#### What you need to do
Begin with the line holding "Output the component", end with the line holding "YAxis, ReferenceLine, LabelList", and repeat every line in between exactly, without pictures.

#### Records to use
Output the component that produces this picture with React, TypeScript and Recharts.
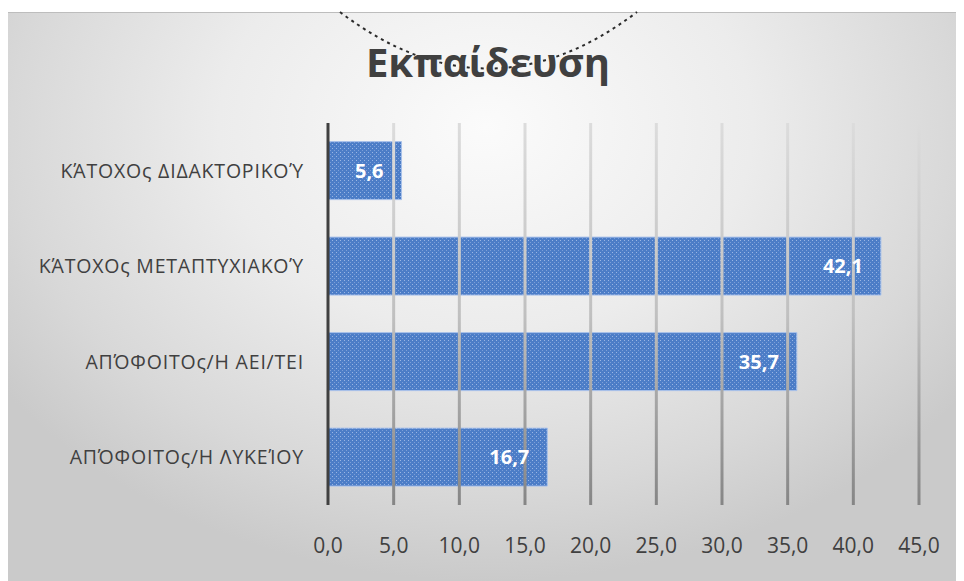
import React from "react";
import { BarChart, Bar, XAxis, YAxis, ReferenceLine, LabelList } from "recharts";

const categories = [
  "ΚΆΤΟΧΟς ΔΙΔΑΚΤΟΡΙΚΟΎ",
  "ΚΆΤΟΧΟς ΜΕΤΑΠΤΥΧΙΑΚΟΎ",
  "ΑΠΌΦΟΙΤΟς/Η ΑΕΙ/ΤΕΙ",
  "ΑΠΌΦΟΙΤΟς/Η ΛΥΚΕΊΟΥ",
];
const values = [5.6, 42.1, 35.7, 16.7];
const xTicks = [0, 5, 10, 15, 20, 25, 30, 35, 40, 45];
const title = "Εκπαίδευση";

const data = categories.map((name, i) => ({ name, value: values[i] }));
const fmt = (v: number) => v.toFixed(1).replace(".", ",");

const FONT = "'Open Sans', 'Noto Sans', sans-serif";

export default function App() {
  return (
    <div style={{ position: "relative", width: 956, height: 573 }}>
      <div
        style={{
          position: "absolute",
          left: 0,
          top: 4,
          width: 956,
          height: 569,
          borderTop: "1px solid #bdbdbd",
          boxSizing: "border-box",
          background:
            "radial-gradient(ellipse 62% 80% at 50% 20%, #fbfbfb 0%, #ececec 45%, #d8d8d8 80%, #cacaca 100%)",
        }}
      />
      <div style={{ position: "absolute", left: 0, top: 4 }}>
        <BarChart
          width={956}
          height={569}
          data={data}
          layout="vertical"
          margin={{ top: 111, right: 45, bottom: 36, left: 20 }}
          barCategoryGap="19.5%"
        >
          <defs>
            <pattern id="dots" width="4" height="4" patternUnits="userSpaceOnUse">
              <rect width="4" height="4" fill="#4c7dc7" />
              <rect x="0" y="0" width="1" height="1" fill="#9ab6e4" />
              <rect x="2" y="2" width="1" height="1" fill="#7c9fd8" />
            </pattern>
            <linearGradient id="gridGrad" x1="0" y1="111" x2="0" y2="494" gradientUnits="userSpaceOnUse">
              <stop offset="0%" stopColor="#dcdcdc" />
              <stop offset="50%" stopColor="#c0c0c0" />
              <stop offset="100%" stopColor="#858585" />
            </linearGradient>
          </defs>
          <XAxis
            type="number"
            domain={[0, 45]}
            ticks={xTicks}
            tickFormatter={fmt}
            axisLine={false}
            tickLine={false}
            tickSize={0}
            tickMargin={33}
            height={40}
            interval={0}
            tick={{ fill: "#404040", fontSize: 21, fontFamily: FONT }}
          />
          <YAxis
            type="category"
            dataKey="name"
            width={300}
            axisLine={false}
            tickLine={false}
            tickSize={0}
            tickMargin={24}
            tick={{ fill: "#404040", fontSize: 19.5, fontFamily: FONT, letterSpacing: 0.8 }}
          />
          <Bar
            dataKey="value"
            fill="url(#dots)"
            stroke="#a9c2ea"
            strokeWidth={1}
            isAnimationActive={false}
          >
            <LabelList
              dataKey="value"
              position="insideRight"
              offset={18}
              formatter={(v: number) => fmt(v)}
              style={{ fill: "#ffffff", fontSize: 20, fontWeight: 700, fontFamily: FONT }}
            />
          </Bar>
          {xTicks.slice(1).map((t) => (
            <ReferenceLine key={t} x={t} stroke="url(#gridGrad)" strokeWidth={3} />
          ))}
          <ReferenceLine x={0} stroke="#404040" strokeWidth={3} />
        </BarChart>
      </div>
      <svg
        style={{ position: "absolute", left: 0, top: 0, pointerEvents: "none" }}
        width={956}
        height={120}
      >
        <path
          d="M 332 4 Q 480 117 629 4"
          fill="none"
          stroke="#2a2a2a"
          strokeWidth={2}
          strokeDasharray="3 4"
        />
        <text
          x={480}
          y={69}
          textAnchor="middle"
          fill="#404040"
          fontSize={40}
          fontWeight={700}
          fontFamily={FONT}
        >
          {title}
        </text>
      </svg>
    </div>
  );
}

==

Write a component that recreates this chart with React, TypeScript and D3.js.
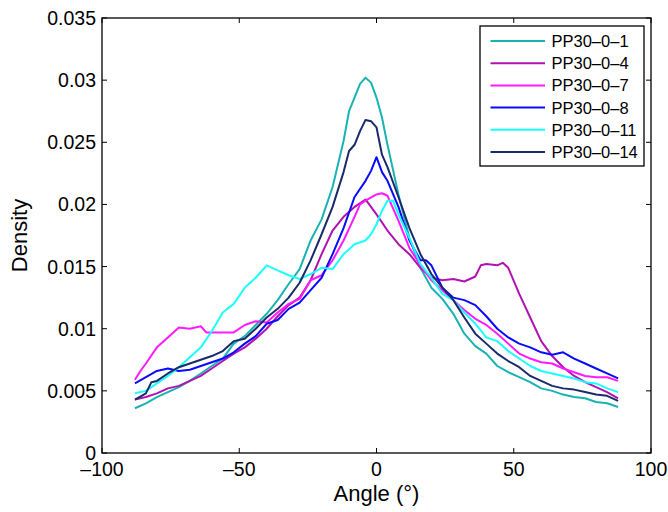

#### Correct result
Output the component that produces this picture with React, TypeScript and Recharts.
import React from "react";
import { BarChart, Bar, XAxis, YAxis, ReferenceLine, LabelList } from "recharts";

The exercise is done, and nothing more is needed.